Naar boven ↑

Rechtspraak

Dekenklacht

Naar aanleiding van een bezwaar van een cliënte van verweerder heeft een begrotingsprocedure betreffende twee declaraties plaatsgevonden. De Raad van Toezicht heeft ten aanzien van beide declaraties overwogen dat verweerder excessief had gedeclareerd. Een declaratie wordt gematigd van 3005 minuten tot 755 minuten. De tweede declaratie wordt gematigd met 1045 minuten. Een deel van de tweede declaratie vormde onderdeel van een klacht van de cliënte die eerder door de raad is beoordeeld en gegrond bevonden.

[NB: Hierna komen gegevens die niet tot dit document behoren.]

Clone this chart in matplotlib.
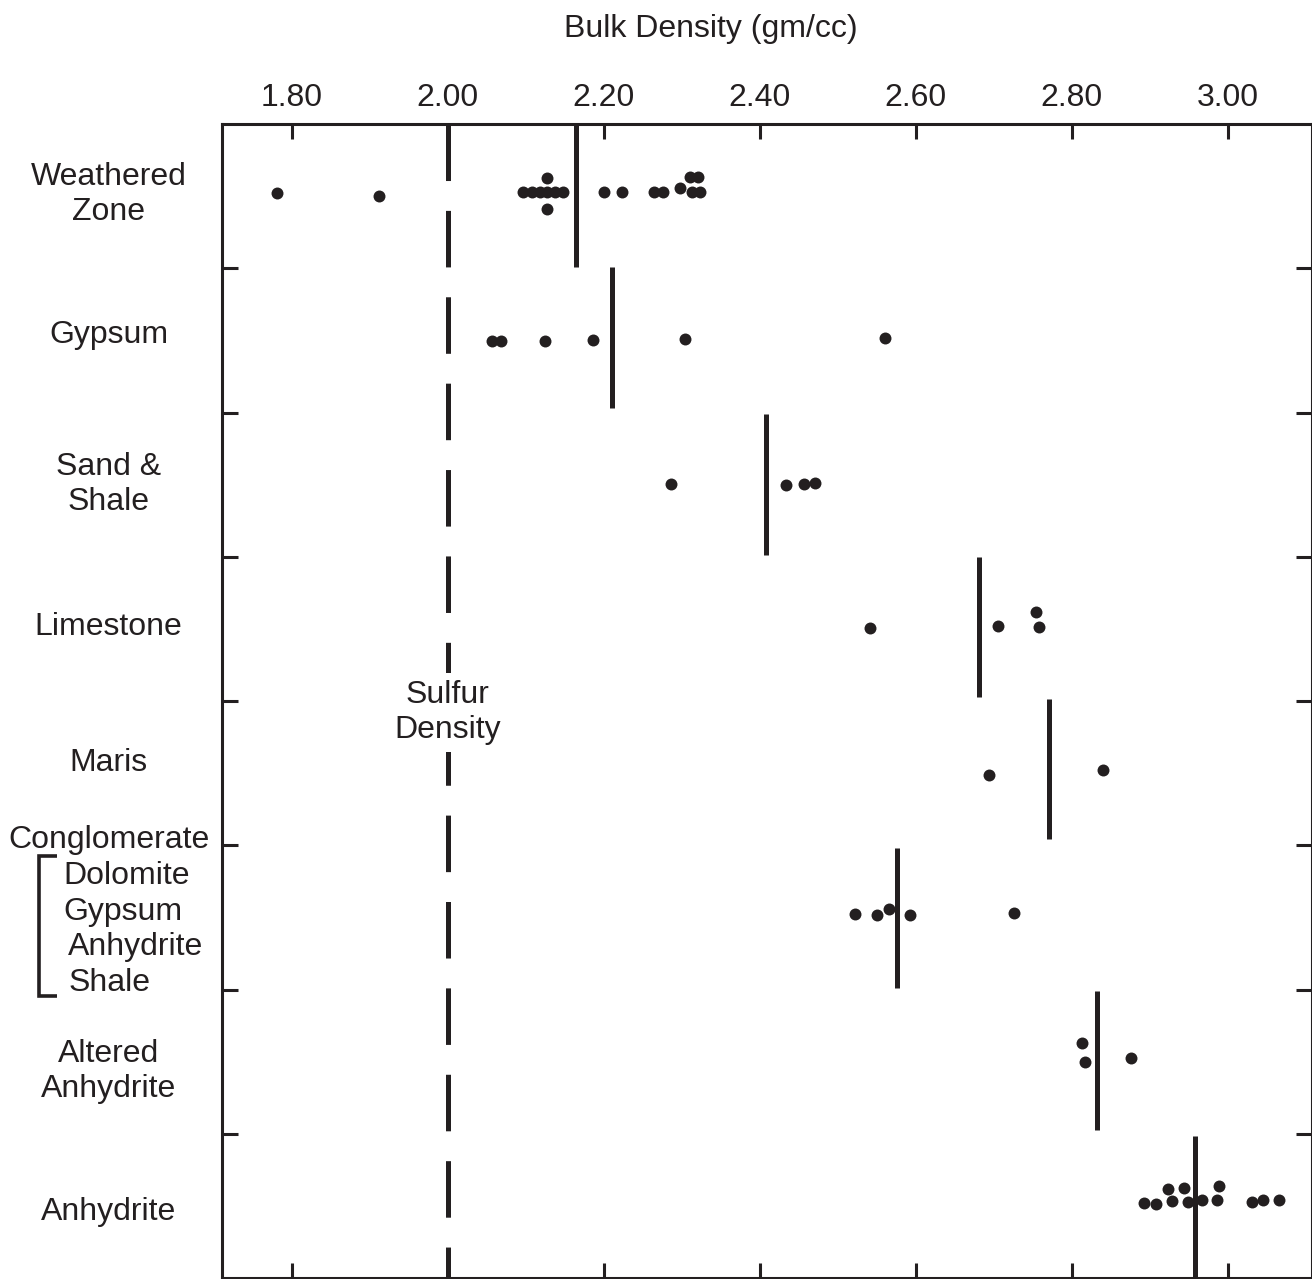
import matplotlib
matplotlib.use("Agg")
import matplotlib.pyplot as plt
from matplotlib.lines import Line2D
from matplotlib.transforms import blended_transform_factory

plt.rcParams['font.family'] = ['Liberation Sans', 'DejaVu Sans']
plt.rcParams['lines.scale_dashes'] = False

INK = '#231f20'

# ---------------- data ----------------
categories = ["Weathered\nZone", "Gypsum", "Sand &\nShale", "Limestone",
              "Maris", "Conglomerate", "Altered\nAnhydrite", "Anhydrite"]
conglomerate_parts = ["Dolomite", "Gypsum", "Anhydrite", "Shale"]

weathered_zone = [1.7815, 1.9123, 2.0962, 2.1077, 2.1183, 2.1277, 2.1376, 2.1482,
                  2.1277, 2.1277, 2.2008, 2.2238, 2.2649, 2.2764, 2.2978,
                  2.3106, 2.3209, 2.3128, 2.3235]
gypsum = [2.0572, 2.0687, 2.1241, 2.1860, 2.3038, 2.5603]
sand_shale = [2.2862, 2.4337, 2.4562, 2.4709]
limestone = [2.5414, 2.7059, 2.7538, 2.7581]
maris = [2.6944, 2.8397]
conglomerate = [2.5222, 2.5508, 2.5654, 2.5927, 2.7264]
altered_anhydrite = [2.8136, 2.8171, 2.8760]
anhydrite = [2.8927, 2.9081, 2.9231, 2.9282, 2.9440, 2.9495, 2.9667,
             2.9859, 2.9892, 3.0308, 3.0456, 3.0658]

means = [2.1645, 2.2106, 2.4086, 2.6815, 2.7713, 2.5760, 2.8324, 2.9581]
sulfur_density = 2.00

x_ticks = [1.80, 2.00, 2.20, 2.40, 2.60, 2.80, 3.00]
x_tick_labels = ["1.80", "2.00", "2.20", "2.40", "2.60", "2.80", "3.00"]

# dot-stacking offsets (row units) for overlapping points
weathered_stack = [-0.024, 0.0, -0.026, -0.026, -0.026, -0.026, -0.026, -0.026,
                   -0.129, 0.086, -0.028, -0.028, -0.028, -0.028, -0.054,
                   -0.134, -0.134, -0.031, -0.031]
gypsum_stack = [0.006, 0.006, 0.002, -0.003, -0.008, -0.019]
sand_stack = [-0.004, 0.003, -0.004, -0.011]
limestone_stack = [-0.008, -0.020, -0.119, -0.013]
maris_stack = [0.013, -0.021]
conglomerate_stack = [-0.021, -0.015, -0.056, -0.015, -0.031]
altered_stack = [-0.127, 0.001, -0.023]
anhydrite_stack = [-0.022, -0.011, -0.117, -0.036, -0.124, -0.029, -0.041,
                   -0.041, -0.138, -0.029, -0.041, -0.041]

groups = [weathered_zone, gypsum, sand_shale, limestone, maris,
          conglomerate, altered_anhydrite, anhydrite]
stacks = [weathered_stack, gypsum_stack, sand_stack, limestone_stack,
          maris_stack, conglomerate_stack, altered_stack, anhydrite_stack]

# ---------------- layout ----------------
W, H = 1312, 1279
FS = 23
def fx(px):
    return px / W
def fy(py):
    return 1 - py / H

fig = plt.figure(figsize=(W / 100, H / 100), dpi=100)
ax = fig.add_axes([fx(221.5), fy(1278), (1311.5 - 221.5) / W, (1278 - 124) / H])
ax.set_xlim(1.710, 3.1074)
ax.set_ylim(len(categories), 0)

mean_spans = [(0.0, 0.99), (-0.007, 0.971), (0.01, 0.986), (0.0, 0.97),
              (-0.016, 0.955), (0.021, 0.992), (0.008, 0.974), (0.014, 1.0)]

for i, (vals, offs) in enumerate(zip(groups, stacks)):
    ys = [i + 0.5 + o for o in offs]
    ax.plot(vals, ys, 'o', ms=8.6, color=INK, mec='none', zorder=3)
    s0, s1 = mean_spans[i]
    ax.plot([means[i], means[i]], [i + s0, i + s1], color=INK, lw=3.6,
            solid_capstyle='butt', zorder=2)

ax.plot([sulfur_density, sulfur_density], [0, len(categories)], color=INK, lw=3.6,
        linestyle=(0, (40.7, 21.5)), dash_capstyle='butt', zorder=1)
ax.text(sulfur_density, 4.08, "Sulfur\nDensity", ha='center', va='center',
        fontsize=FS, color=INK, linespacing=1.22,
        bbox=dict(boxstyle='square,pad=0.22', fc='white', ec='none'), zorder=4)

for sp in ax.spines.values():
    sp.set_linewidth(2.2)
    sp.set_color(INK)

ax.set_xticks(x_ticks)
ax.set_xticklabels(x_tick_labels)
ax.tick_params(axis='x', which='both', direction='in', top=True, bottom=True,
               labeltop=True, labelbottom=False, length=10.8, width=2.2, pad=8,
               labelsize=FS, colors=INK)
ax.set_yticks(range(1, len(categories)))
ax.tick_params(axis='y', direction='in', left=True, right=True, labelleft=False,
               labelright=False, length=11.5, width=2.2, colors=INK)

# category labels
trans = blended_transform_factory(fig.transFigure, ax.transData)
label_y = [0.49, 1.46, 2.50, 3.49, 4.43, 4.965, 6.57, 7.545]
for name, yy in zip(categories, label_y):
    ax.text(fx(108.5), yy, name, transform=trans, ha='center', va='center',
            fontsize=FS, color=INK, linespacing=1.22, clip_on=False)

part_x = [63, 63, 67.5, 68.5]
part_y = [5.215, 5.465, 5.708, 5.957]
for name, xx, yy in zip(conglomerate_parts, part_x, part_y):
    ax.text(fx(xx), yy, name, transform=trans, ha='left', va='center',
            fontsize=FS, color=INK, clip_on=False)

bracket = Line2D([fx(57), fx(38.5), fx(38.5), fx(57)],
                 [fy(856), fy(856), fy(996), fy(996)],
                 transform=fig.transFigure, color=INK, lw=2.6,
                 solid_joinstyle='miter', solid_capstyle='butt')
fig.add_artist(bracket)

fig.text(fx(711), fy(37), "Bulk Density (gm/cc)", ha='center', va='baseline',
         fontsize=FS, color=INK)

fig.savefig("out.png", dpi=100, facecolor='white')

De deken beperkt de klacht wegens excessief declareren tot de eerste declaratie. Hierom wordt een beroep van verweerder op het ne bis in idem beginsel verworpen. Verweerder heeft geen gebruik gemaakt van de gelegenheid om op de beslissing van de Raad van Toezicht te reageren en heeft geen rechtsmiddel ex artikel 33 Wet Tarieven in burgerlijke zaken aangewend.

De raad oordeelt dat verweerder met de eerste declaratie excessief heeft gedeclareerd en acht de klacht gegrond. Maatregel: daar de raad niet uitsluit dat bij de eerder bedoelde beslissing op de klacht van de cliënte van verweerder rekening is gehouden met de beslissing van de Raad van Toezicht als geheel wordt volstaan met gegrondverklaring zonder oplegging van een maatregel.